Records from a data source
*****

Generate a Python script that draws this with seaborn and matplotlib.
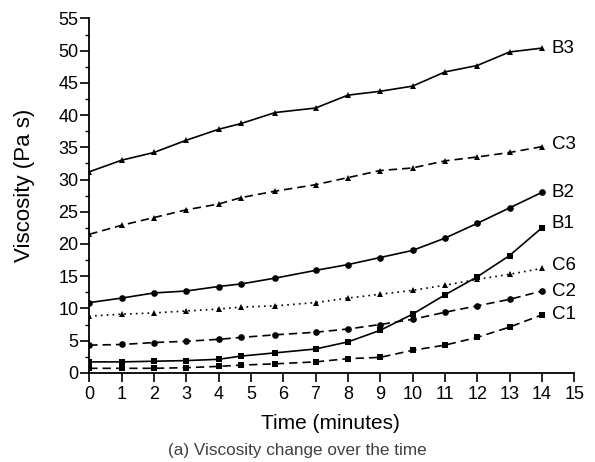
import matplotlib
matplotlib.use("Agg")
import matplotlib.pyplot as plt
import seaborn as sns
import pandas as pd
from matplotlib.ticker import MultipleLocator

time = [0, 1, 2, 3, 4, 4.7, 5.75, 7, 8, 9, 10, 11, 12, 13, 14]
B3 = [31.2, 33.0, 34.2, 36.1, 37.8, 38.7, 40.4, 41.1, 43.1, 43.7, 44.5, 46.7, 47.7, 49.8, 50.4]
C3 = [21.5, 22.9, 24.1, 25.3, 26.2, 27.2, 28.2, 29.2, 30.3, 31.4, 31.8, 32.9, 33.5, 34.2, 35.1]
B2 = [10.9, 11.6, 12.4, 12.7, 13.4, 13.8, 14.7, 15.9, 16.8, 17.9, 19.0, 20.9, 23.2, 25.6, 28.0]
B1 = [1.7, 1.7, 1.8, 1.9, 2.1, 2.6, 3.1, 3.7, 4.8, 6.6, 9.1, 12.1, 14.9, 18.2, 22.5]
C6 = [8.8, 9.1, 9.3, 9.6, 9.9, 10.2, 10.4, 10.9, 11.6, 12.2, 12.8, 13.6, 14.5, 15.3, 16.2]
C2 = [4.3, 4.4, 4.7, 4.9, 5.2, 5.5, 5.9, 6.3, 6.8, 7.5, 8.3, 9.4, 10.4, 11.4, 12.7]
C1 = [0.7, 0.7, 0.7, 0.8, 1.0, 1.2, 1.4, 1.7, 2.2, 2.4, 3.5, 4.3, 5.5, 7.1, 9.0]

series = {"B3": B3, "C3": C3, "B2": B2, "B1": B1, "C6": C6, "C2": C2, "C1": C1}
styles = {
    "B3": ("-", "^"), "C3": ((0, (5, 3)), "^"), "B2": ("-", "o"),
    "B1": ("-", "s"), "C6": ((0, (1, 2.5)), "^"), "C2": ((0, (5, 3)), "o"),
    "C1": ((0, (5, 3)), "s"),
}
label_dy = {"B3": 0.0, "C3": 0.3, "B2": 0.0, "B1": 0.7, "C6": 0.4, "C2": 0.0, "C1": 0.0}

df = pd.concat(
    [pd.DataFrame({"Time": time, "Viscosity": v, "Sample": k}) for k, v in series.items()],
    ignore_index=True,
)

sns.set_style("ticks")
plt.rcParams["font.family"] = ["Liberation Sans", "DejaVu Sans"]
plt.rcParams.update({"text.color": "black", "axes.labelcolor": "black",
                     "xtick.color": "black", "ytick.color": "black"})

fig = plt.figure(figsize=(5.95, 4.62), dpi=100)
ax = fig.add_axes([0.150, 0.193, 0.815, 0.767])

for name in series:
    ls, mk = styles[name]
    sub = df[df["Sample"] == name]
    sns.lineplot(data=sub, x="Time", y="Viscosity", ax=ax, color="black",
                 linestyle=ls, marker=mk, markersize=4.8, markeredgewidth=0,
                 linewidth=1.2, legend=False)
    ax.text(14.3, sub["Viscosity"].iloc[-1] + label_dy[name], name,
            ha="left", va="center", fontsize=13.5, color="black")

ax.set_xlim(0, 15)
ax.set_ylim(0, 55)
ax.xaxis.set_major_locator(MultipleLocator(1))
ax.yaxis.set_major_locator(MultipleLocator(5))
ax.yaxis.set_minor_locator(MultipleLocator(2.5))
ax.tick_params(axis="both", which="major", direction="out", length=6.3, width=1.2,
               labelsize=13)
ax.tick_params(axis="x", which="major", pad=3)
ax.tick_params(axis="y", which="major", pad=1.5)
ax.tick_params(axis="y", which="minor", direction="out", length=3.2, width=1.0)
for s in ["top", "right"]:
    ax.spines[s].set_visible(False)
for s in ["left", "bottom"]:
    ax.spines[s].set_linewidth(1.3)
    ax.spines[s].set_color("black")

ax.set_xlabel("Time (minutes)", fontsize=15)
ax.set_ylabel("Viscosity (Pa s)", fontsize=16)
ax.xaxis.set_label_coords(0.498, -0.117)
ax.yaxis.set_label_coords(-0.112, 0.53)
fig.text(0.50, 0.041, "(a) Viscosity change over the time", ha="center", va="top",
         fontsize=12.3, color="#404040")

fig.savefig("out.png", dpi=100)
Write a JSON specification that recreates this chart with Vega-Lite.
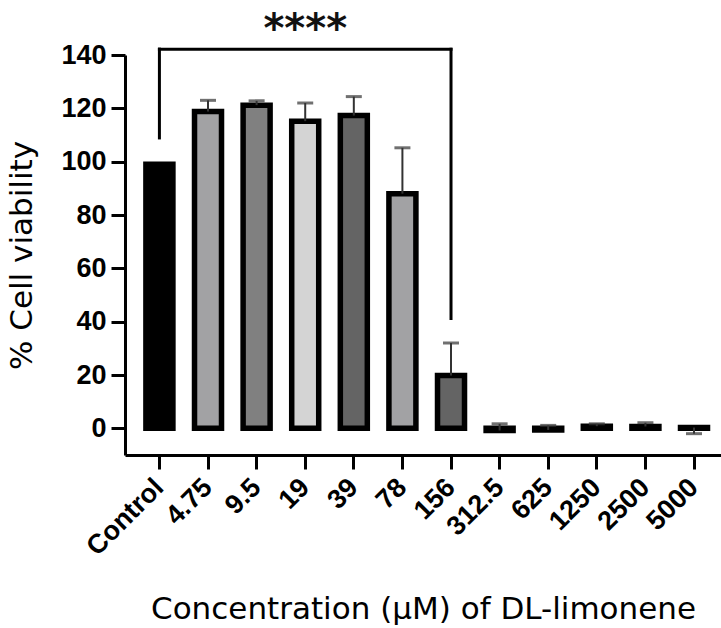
{
  "$schema": "https://vega.github.io/schema/vega-lite/v6.json",
  "width": 596,
  "height": 400,
  "autosize": {"type": "none"},
  "padding": {"left": 125, "top": 55, "right": 0, "bottom": 173},
  "background": "white",
  "config": {
    "view": {"stroke": null},
    "axis": {
      "domainColor": "black", "domainWidth": 3, "tickColor": "black", "tickWidth": 3, "tickSize": 14,
      "labelColor": "black", "labelFont": "Liberation Sans", "labelFontWeight": "bold", "labelFontSize": 27,
      "titleColor": "black", "titleFont": "DejaVu Sans", "titleFontWeight": "normal", "titleFontSize": 31,
      "grid": false
    }
  },
  "datasets": {
    "bars": [
      {"conc": "Control", "viability": 99, "err": null},
      {"conc": "4.75", "viability": 118.8, "err": 123},
      {"conc": "9.5", "viability": 121.2, "err": 122.8},
      {"conc": "19", "viability": 115.2, "err": 122},
      {"conc": "39", "viability": 117.3, "err": 124.4},
      {"conc": "78", "viability": 88, "err": 105.2},
      {"conc": "156", "viability": 19.8, "err": 32},
      {"conc": "312.5", "viability": -0.8, "err": 1.7},
      {"conc": "625", "viability": -0.6, "err": 1.1},
      {"conc": "1250", "viability": 0.8, "err": 1.7},
      {"conc": "2500", "viability": 0.7, "err": 2.1},
      {"conc": "5000", "viability": 0.3, "err": -2}
    ],
    "bracket": [
      {"from": "Control", "to": "Control", "y1": 108.9, "y2": 142.2},
      {"from": "Control", "to": "156", "y1": 142.2, "y2": 142.2},
      {"from": "156", "to": "156", "y1": 41.2, "y2": 142.2}
    ],
    "sig": [
      {"pos": "19", "y": 145, "label": "****"}
    ]
  },
  "layer": [
    {
      "data": {"name": "bars"},
      "mark": {"type": "bar", "size": 27, "stroke": "black", "strokeWidth": 5.5},
      "encoding": {
        "x": {
          "field": "conc", "type": "nominal", "sort": null,
          "scale": {"paddingInner": 0, "paddingOuter": 0.1317, "align": 0.79, "round": false},
          "axis": {"title": "Concentration (µM) of DL-limonene", "labelAngle": -45, "labelAlign": "right", "labelBaseline": "middle", "labelPadding": 14, "titlePadding": 34}
        },
        "y": {
          "field": "viability", "type": "quantitative",
          "scale": {"domain": [-10, 140], "nice": false, "zero": false},
          "axis": {"title": "% Cell viability", "values": [0, 20, 40, 60, 80, 100, 120, 140], "labelPadding": 5, "titlePadding": 22}
        },
        "fill": {
          "field": "conc", "type": "nominal", "legend": null,
          "scale": {
            "domain": ["Control", "4.75", "9.5", "19", "39", "78", "156", "312.5", "625", "1250", "2500", "5000"],
            "range": ["#000000", "#a2a2a4", "#808080", "#d4d4d4", "#646464", "#a2a2a4", "#646464", "#808080", "#d4d4d4", "#646464", "#a2a2a4", "#808080"]
          }
        }
      }
    },
    {
      "data": {"name": "bars"},
      "transform": [{"filter": "datum.err != null"}],
      "mark": {"type": "rule", "color": "#333333", "strokeWidth": 2},
      "encoding": {
        "x": {"field": "conc", "type": "nominal", "sort": null},
        "y": {"field": "viability", "type": "quantitative"},
        "y2": {"field": "err"}
      }
    },
    {
      "data": {"name": "bars"},
      "transform": [{"filter": "datum.err != null"}],
      "mark": {"type": "tick", "color": "#333333", "size": 16, "thickness": 3, "orient": "horizontal"},
      "encoding": {
        "x": {"field": "conc", "type": "nominal", "sort": null},
        "y": {"field": "err", "type": "quantitative"}
      }
    },
    {
      "mark": {"type": "rule", "color": "black", "strokeWidth": 3},
      "encoding": {"y": {"datum": 0, "type": "quantitative"}}
    },
    {
      "data": {"name": "bracket"},
      "mark": {"type": "rule", "color": "black", "strokeWidth": 3, "strokeCap": "square"},
      "encoding": {
        "x": {"field": "from", "type": "nominal", "sort": null},
        "x2": {"field": "to"},
        "y": {"field": "y1", "type": "quantitative"},
        "y2": {"field": "y2"}
      }
    },
    {
      "data": {"name": "sig"},
      "mark": {"type": "text", "font": "DejaVu Sans", "fontWeight": "bold", "fontSize": 40, "color": "#111111", "baseline": "alphabetic", "align": "center"},
      "encoding": {
        "x": {"field": "pos", "type": "nominal", "sort": null},
        "y": {"field": "y", "type": "quantitative"},
        "text": {"field": "label"}
      }
    }
  ]
}
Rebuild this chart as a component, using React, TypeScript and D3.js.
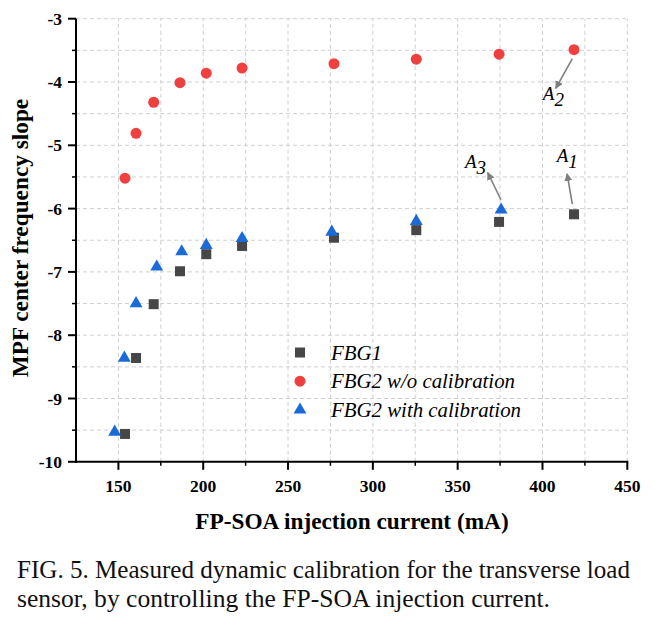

*****

### Set problem:
Take the records above from their first line through the line with "5.5, 7.1, 9.0]" and set those lines down word for word, minus the pictures.

### Task answer:
Generate a Python script that draws this with seaborn and matplotlib.
import matplotlib
matplotlib.use("Agg")
import matplotlib.pyplot as plt
import seaborn as sns
import pandas as pd
from matplotlib.ticker import MultipleLocator

time = [0, 1, 2, 3, 4, 4.7, 5.75, 7, 8, 9, 10, 11, 12, 13, 14]
B3 = [31.2, 33.0, 34.2, 36.1, 37.8, 38.7, 40.4, 41.1, 43.1, 43.7, 44.5, 46.7, 47.7, 49.8, 50.4]
C3 = [21.5, 22.9, 24.1, 25.3, 26.2, 27.2, 28.2, 29.2, 30.3, 31.4, 31.8, 32.9, 33.5, 34.2, 35.1]
B2 = [10.9, 11.6, 12.4, 12.7, 13.4, 13.8, 14.7, 15.9, 16.8, 17.9, 19.0, 20.9, 23.2, 25.6, 28.0]
B1 = [1.7, 1.7, 1.8, 1.9, 2.1, 2.6, 3.1, 3.7, 4.8, 6.6, 9.1, 12.1, 14.9, 18.2, 22.5]
C6 = [8.8, 9.1, 9.3, 9.6, 9.9, 10.2, 10.4, 10.9, 11.6, 12.2, 12.8, 13.6, 14.5, 15.3, 16.2]
C2 = [4.3, 4.4, 4.7, 4.9, 5.2, 5.5, 5.9, 6.3, 6.8, 7.5, 8.3, 9.4, 10.4, 11.4, 12.7]
C1 = [0.7, 0.7, 0.7, 0.8, 1.0, 1.2, 1.4, 1.7, 2.2, 2.4, 3.5, 4.3, 5.5, 7.1, 9.0]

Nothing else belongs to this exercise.